Abstract

Abstract:

This study provides a counter to the narrative that parents, particularly those of first-generation college students, in rural, central Appalachia are barriers to their children's transition to college. By centering parents' perspectives in two families in a rural community and two families from the rural periphery of a suburban community, this study examines how parents understood their role in their children's postsecondary transition. Data are drawn from a critical ethnography spanning the spring of the students' senior high school year into their first semester of college. Using a funds of knowledge framework, the study identified knowledge regarding applying to college, building aspirations, drawing upon social networks, and critiquing economic inequalities at work within the first-generation students' parents' descriptions of their effort.
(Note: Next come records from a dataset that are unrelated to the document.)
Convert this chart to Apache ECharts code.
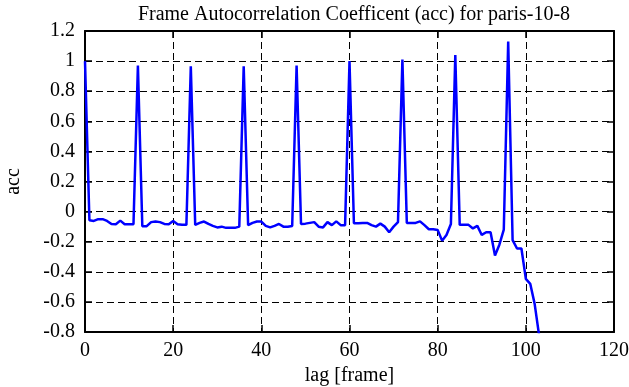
<!DOCTYPE html>
<html>
<head>
<meta charset="utf-8">
<script src="https://cdn.jsdelivr.net/npm/echarts@6/dist/echarts.min.js"></script>
<style>
html,body{margin:0;padding:0;background:#fff;}
#chart{width:629px;height:387px;}
</style>
</head>
<body>
<div id="chart"></div>
<script>
// lag values (frames) are the index into accValues
const accValues = [
  1.0, -0.058, -0.062, -0.05, -0.05, -0.062, -0.082, -0.084, -0.06, -0.084,
  -0.084, -0.084, 0.97, -0.097, -0.097, -0.07, -0.066, -0.07, -0.082, -0.084,
  -0.062, -0.084, -0.088, -0.088, 0.965, -0.088, -0.075, -0.066, -0.082, -0.095,
  -0.105, -0.1, -0.108, -0.108, -0.108, -0.1, 0.965, -0.09, -0.075, -0.066,
  -0.066, -0.095, -0.105, -0.095, -0.082, -0.1, -0.1, -0.095, 0.97, -0.082,
  -0.08, -0.075, -0.07, -0.1, -0.105, -0.07, -0.09, -0.065, -0.09, -0.09,
  1.0, -0.078, -0.078, -0.075, -0.075, -0.09, -0.1, -0.08, -0.1, -0.137,
  -0.1, -0.07, 1.01, -0.075, -0.075, -0.075, -0.065, -0.09, -0.117, -0.117,
  -0.122, -0.193, -0.155, -0.082, 1.04, -0.088, -0.088, -0.088, -0.112, -0.095,
  -0.155, -0.137, -0.137, -0.292, -0.22, -0.12, 1.13, -0.19, -0.245, -0.245,
  -0.447, -0.48, -0.613, -0.82
];
const titleText = 'Frame Autocorrelation Coefficent (acc) for paris-10-8';
const xName = 'lag [frame]';
const yName = 'acc';
const xRange = [0, 120, 20];
const yRange = [-0.8, 1.2, 0.2];

const seriesData = accValues.map((v, i) => [i, v]);
const font = 'Liberation Serif';
const black = '#000';

const chart = echarts.init(document.getElementById('chart'), null, {renderer: 'canvas'});
const baseAxis = {
  axisLine: {show: true, onZero: false, lineStyle: {color: black, width: 2}},
  axisTick: {show: true, inside: true, length: 7, lineStyle: {color: black, width: 1.5}},
};
chart.setOption({
  animation: false,
  backgroundColor: '#fff',
  title: {
    text: titleText, left: 349, top: 0, textAlign: 'center',
    textStyle: {fontFamily: font, fontSize: 20, fontWeight: 'normal', color: black}
  },
  grid: {left: 85, right: 15, top: 31, bottom: 55, containLabel: false, outerBoundsMode: 'none'},
  xAxis: [
    Object.assign({}, baseAxis, {
      type: 'value', position: 'bottom', min: xRange[0], max: xRange[1], interval: xRange[2],
      name: xName, nameLocation: 'middle', nameGap: 33,
      nameTextStyle: {fontFamily: font, fontSize: 20, color: black},
      axisLabel: {fontFamily: font, fontSize: 20, color: black, margin: 9},
      splitLine: {show: true, lineStyle: {color: black, width: 1, type: [7, 4]}}
    }),
    Object.assign({}, baseAxis, {
      type: 'value', position: 'top', min: xRange[0], max: xRange[1], interval: xRange[2],
      axisLabel: {show: false}, splitLine: {show: false}
    })
  ],
  yAxis: [
    Object.assign({}, baseAxis, {
      type: 'value', position: 'left', min: yRange[0], max: yRange[1], interval: yRange[2],
      name: yName, nameLocation: 'middle', nameGap: 61, nameRotate: 90,
      nameTextStyle: {fontFamily: font, fontSize: 20, color: black},
      axisLabel: {fontFamily: font, fontSize: 20, color: black, margin: 10,
        formatter: v => String(Math.round(v * 10) / 10)},
      splitLine: {show: true, lineStyle: {color: black, width: 1, type: [7, 4]}}
    }),
    Object.assign({}, baseAxis, {
      type: 'value', position: 'right', min: yRange[0], max: yRange[1], interval: yRange[2],
      axisLabel: {show: false}, splitLine: {show: false}
    })
  ],
  series: [{
    type: 'line', data: seriesData, xAxisIndex: 0, yAxisIndex: 0,
    showSymbol: false, clip: true,
    lineStyle: {color: '#0000ff', width: 2.5},
    z: 5
  }]
});
</script>
</body>
</html>
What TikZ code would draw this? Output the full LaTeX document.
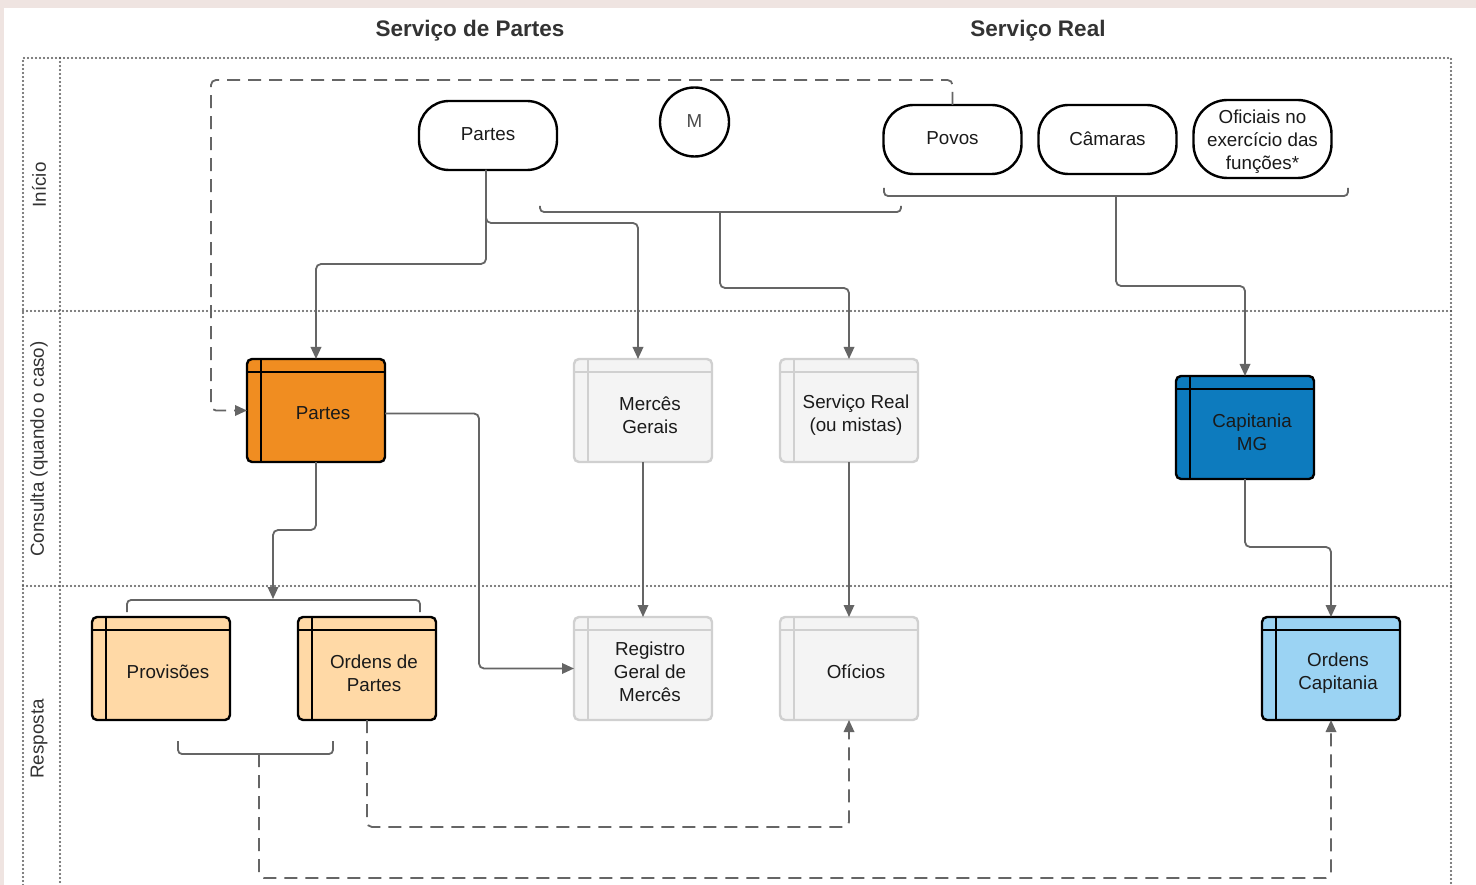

These forms of knowledge were leveraged to support their children's access to college, even though these were forms of knowledge that were not seen by the students' teachers or school administrators. We argue that the funds of knowledge framework, with careful attention to the function of whiteness, can be used to name the assets within White working-class and first-generation families that are unrecognized within schools. To create equitable contexts for first-generation students' postsecondary success, schools should be responsible for reducing the gap of support, and repositioning assumptions about how parents value education can help in that effort. Schools need to actively engage parents in the postsecondary planning process early in high school in ways that recognize parents' value for education, as well as the gaps parents may have in knowledge about the college preparation process.